(SZ)Die einsame Insel in der Südsee ist ein Motiv, von dem Schulbuben,
  schmallippige Manager und Frauen mit hochfliegendem Sinn für Schönheit
  und Umwelt ausnahmsweise in Harmonie träumen können. Für die Einwohner
  von Nauru ist der Traum gerade Wirklichkeit geworden: Seit Januar
  funktioniert das Telefon nicht mehr. Die Fluglinie kann die Miete für
  ihre einzige Boeing nicht mehr aufbringen und hat die Verbindungen zur
  Außenwelt eingestellt. Gehälter werden den Insulanern schon seit
  Herbst nicht mehr gezahlt. Niemand weiß, was nun auf dem Eiland unter
  dem Äquator vorgeht, oder auch nur, wer derzeit die kleinste
  Insel-Republik der Erde regiert. Selbst Naurus Ein-Mann-Vertretung bei
  der Uno und der Konsul in Guam sind nachrichtenlos.

  Gerüchte: Der Sitz des Präsidenten soll niedergebrannt sein. Jene
  vergessenen Asylanten, die Australien den Nauruanern vor Jahren
  aufdrängte, haben angeblich ihre Lager in eigene Verwaltung genommen.
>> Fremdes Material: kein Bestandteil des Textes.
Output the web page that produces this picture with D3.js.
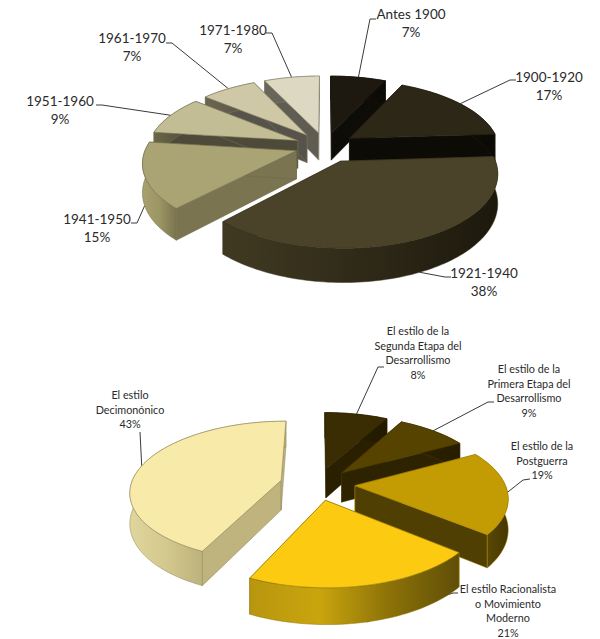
<!DOCTYPE html>
<html>
<head>
<meta charset="utf-8">
<script src="https://cdn.jsdelivr.net/npm/d3@7"></script>
<style>
  html, body { margin: 0; padding: 0; background: #fff; }
  svg { display: block; }
  text { font-family: Lato, "Open Sans", sans-serif; fill: #2a2a2a; text-anchor: middle; }
</style>
</head>
<body>
<svg id="chart" width="600" height="639"></svg>
<script>
// Building age shares
const periods = ["Antes 1900", "1900-1920", "1921-1940", "1941-1950", "1951-1960", "1961-1970", "1971-1980"];
const periodValues = [7, 17, 38, 15, 9, 7, 7];

// Architectural style shares
const styles = [
  ["El estilo de la", "Segunda Etapa  del", "Desarrollismo"],
  ["El estilo de la", "Primera Etapa  del", "Desarrollismo"],
  ["El estilo de la", "Postguerra"],
  ["El estilo Racionalista", "o Movimiento", "Moderno"],
  ["El estilo", "Decimonónico"]
];
const styleValues = [8, 9, 19, 21, 43];

// Face colours: top, radial wall, outer wall stops left to right, thin edge line
const periodTop = ["#1d1910", "#2d2717", "#4a4229", "#aaa374", "#c3bd95", "#cec8a6", "#dcd8c2"];
const periodSide = ["#0e0c07", "#0d0b05", "#2b2616", "#7a7450", "#4d4a39", "#56534a", "#5f5c52"];
const periodRim = [
  ["#15120b", "#0c0a05"], ["#1c1810", "#0b0904"], ["#413a22", "#2f2a18", "#1c180c"],
  ["#a9a26f", "#9c9564", "#7a7450"], ["#6a6648", "#4d4a39"], ["#6a6650", "#56534a"], ["#6a675a", "#5f5c52"]
];
const periodEdge = ["#14110a", "#241f12", "#3a3420", "#6d6848", "#7c7758", "#7f7b62", "#85816c"];
const styleTop = ["#3a2c03", "#574300", "#c29c02", "#fdca12", "#f8eaa8"];
const styleSide = ["#2a2000", "#2e2300", "#4f3f02", "#8f7408", "#bfb47d"];
const styleRim = [
  ["#2a2000", "#221a00"], ["#2e2300", "#261c00"], ["#5a4806", "#463700"],
  ["#b8960f", "#c9a50d", "#8c7208", "#5f4e07"], ["#e0d69d", "#d3c88d", "#bdb27c"]
];
const styleEdge = ["#2f2402", "#463600", "#a88700", "#8f7408", "#8d8458"];

const svg = d3.select("#chart");
const defs = svg.append("defs");
let gradientId = 0;

// Pie on a tilted plane: u runs right, v runs toward the viewer, z drops the bottom face
function projector(p) {
  return (u, v, z) => {
    const s = 1 / (1 - p.persp * v);
    return [p.cx + u * p.radius * s, p.cy + (v * p.radius * p.tilt + z) * s];
  };
}

const pathOf = d3.line().curve(d3.curveLinear);

function drawPie(values, p, tops, sides, rims, edges) {
  const project = projector(p);
  const arcs = d3.pie().sort(null).value(d => d).startAngle(0).endAngle(2 * Math.PI)(values);
  const layer = svg.append("g");

  const slices = arcs.map((a, i) => {
    const mid = (a.startAngle + a.endAngle) / 2;
    const off = [Math.sin(mid) * p.explode[i], -Math.cos(mid) * p.explode[i]];
    const n = Math.max(8, Math.ceil((a.endAngle - a.startAngle) * 40));
    const angles = d3.range(n + 1).map(k => a.startAngle + (a.endAngle - a.startAngle) * k / n);
    const rimAt = (t, z) => project(Math.sin(t) + off[0], -Math.cos(t) + off[1], z);
    return { i, mid, off, angles, rimAt, apex: z => project(off[0], off[1], z), a };
  });

  slices.slice().sort((x, y) => -Math.cos(x.mid) - -Math.cos(y.mid)).forEach(s => {
    const g = layer.append("g");
    const h = p.depth;
    const first = s.angles[0], last = s.angles[s.angles.length - 1];

    // radial walls
    [first, last].forEach(t => {
      g.append("path")
        .attr("d", pathOf([s.apex(0), s.rimAt(t, 0), s.rimAt(t, h), s.apex(h)]) + "Z")
        .attr("fill", sides[s.i])
        .attr("stroke", edges[s.i]).attr("stroke-width", 0.5);
    });

    // outer wall, shaded across the part facing the viewer
    const upper = s.angles.map(t => s.rimAt(t, 0));
    const lower = s.angles.map(t => s.rimAt(t, h)).reverse();
    const facing = s.angles.filter(t => -Math.cos(t) > -0.05).map(t => s.rimAt(t, 0)[0]);
    const xs = facing.length > 1 ? facing : upper.map(d => d[0]);
    const id = "rim" + (gradientId++);
    const grad = defs.append("linearGradient").attr("id", id)
      .attr("gradientUnits", "userSpaceOnUse")
      .attr("x1", d3.min(xs)).attr("x2", d3.max(xs)).attr("y1", 0).attr("y2", 0);
    rims[s.i].forEach((c, k, all) => {
      grad.append("stop").attr("offset", k / (all.length - 1)).attr("stop-color", c);
    });
    g.append("path")
      .attr("d", pathOf(upper.concat(lower)) + "Z")
      .attr("fill", `url(#${id})`)
      .attr("stroke", edges[s.i]).attr("stroke-width", 0.5);

    // top face
    g.append("path")
      .attr("d", pathOf([s.apex(0)].concat(upper)) + "Z")
      .attr("fill", tops[s.i])
      .attr("stroke", edges[s.i]).attr("stroke-width", 0.6);
  });
  return { slices, layer };
}

function drawCallouts(pie, p, callouts, labelsOf) {
  // leader lines run beneath the slices, labels above everything
  const lines = svg.insert("g", () => pie.layer.node());
  const labels = svg.append("g");
  callouts.forEach((c, i) => {
    const s = pie.slices[i];
    const start = s.rimAt(s.mid, c.onBase ? p.depth : 0);
    lines.append("path")
      .attr("d", pathOf([start].concat(c.elbow)))
      .attr("fill", "none").attr("stroke", "#3a3a3a").attr("stroke-width", 1);
    labelsOf(i).forEach((line, k) => {
      labels.append("text")
        .attr("x", c.x).attr("y", c.y + k * p.lineStep)
        .attr("font-size", p.fontSize)
        .text(line);
    });
  });
}

// Construction period pie
const periodPie = {
  cx: 325, cy: 146, radius: 150, tilt: 0.46, persp: 0.15, depth: 28,
  explode: [0.2, 0.2, 0.235, 0.2, 0.2, 0.2, 0.2],
  fontSize: 13.5, lineStep: 18
};
const periodCallouts = [
  { x: 411, y: 19, elbow: [[370, 19], [376, 19]] },
  { x: 549, y: 82, elbow: [[510, 80], [516, 80]] },
  { x: 484, y: 278, elbow: [[445, 277], [451, 277]], onBase: true },
  { x: 97, y: 224, elbow: [[137, 223], [131, 223]], onBase: true },
  { x: 60, y: 106, elbow: [[102, 105], [96, 105]] },
  { x: 132, y: 43, elbow: [[172, 43], [166, 43]] },
  { x: 233, y: 35, elbow: [[272, 33], [266, 33]] }
];
drawCallouts(drawPie(periodValues, periodPie, periodTop, periodSide, periodRim, periodEdge),
  periodPie, periodCallouts, i => [periods[i], periodValues[i] + "%"]);

// Architectural style pie
const stylePie = {
  cx: 317.5, cy: 484, radius: 150, tilt: 0.46, persp: 0.15, depth: 30,
  explode: [0.233, 0.233, 0.25, 0.233, 0.25],
  fontSize: 10.8, lineStep: 14.6
};
const styleCallouts = [
  { x: 418, y: 335, elbow: [[378, 367], [384, 367]] },
  { x: 529, y: 373, elbow: [[488, 402], [494, 402]] },
  { x: 542, y: 450, elbow: [[523, 480], [530, 479]] },
  { x: 508, y: 593, elbow: [[453, 593], [458, 593]], onBase: true },
  { x: 130, y: 399, elbow: [[140, 432]] }
];
drawCallouts(drawPie(styleValues, stylePie, styleTop, styleSide, styleRim, styleEdge),
  stylePie, styleCallouts, i => styles[i].concat(styleValues[i] + "%"));
</script>
</body>
</html>
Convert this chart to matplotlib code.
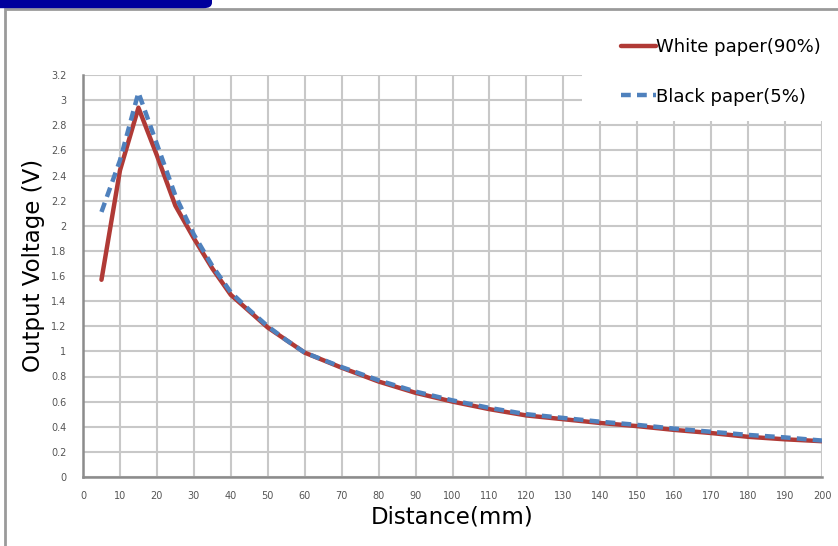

  Aber auf Satellitenbildern ist das alles nicht so genau zu sehen. Blau
  ist der Himmel, blau ist immer noch das Meer, und der Blues hat alle
  Aussicht, zur Nationalhymne der 12000 unfreiwilligen Robinsons zu
  werden. Denn tief ist ihr Sturz. Einst hatten sie das höchste
  Pro-Kopf-Einkommen im Pazifik. Und wie es sich gehört in einem
  Paradies, war damit für viele nicht einmal Arbeit verbunden. Phosphat
  mögen andere abbauen, eine fleißige Minderheit, viele davon
  Gastarbeiter. Du, glückliches Nauru, kassiere! - so lautete das
  Lebensprinzip auf dieser Insel der Seligen. Der Wohlstand und die
  hohen Sozialleistungen waren auf Exkremente gebaut, auf Guano, zu
  dessen Ablagerung Seevögel eine Million Jahre gebraucht hatten. Jetzt
  ist nicht mehr viel Guano da, leider auch sonst recht wenig. Wo die
  bis zu 63 Meter dicke Schicht von Mist abgeräumt war, blieb
  überwiegend bizarres Ödland aus toten Korallen zurück. Keine Palmen,
  keine Ananas, keine Kulisse für Landwirtschaft, Tropenromantik oder
  Tourismus.

  Where have all the Flowers gone - jene vielen Blumen, deretwegen frühe
  Seefahrer Nauru "Pleasant Island" genannt hatten? Sie sind weg, so wie
  das ganze, leichtsinnig im Ausland angelegte Phosphatgeld. Sogar die
  Umsiedlung der gesamten Inselbevölkerung wird bereits als Ausweg
  erwogen. Aber wohin, und auf wessen Kosten? Vor 1914 war Nauru
  deutsche Kolonie. Mit Spätaussiedlern aus dem Stillen Ozean muss
  jedoch vorerst nicht gerechnet werden. Leichtsinnigen Erdölstaaten
  könnte sich Nauru als Studienobjekt empfehlen - freilich honorarfrei:
  So sieht die Zukunft aus, wenn der einzige natürliche Reichtum
  erschöpft ist. Am meisten wäre Joseph Conrad willkommen. Er könnte
  seinen "Verdammten der Inseln" aktualisieren. Und heute hätte er
  hoffentlich ein Satelliten-Telefon dabei.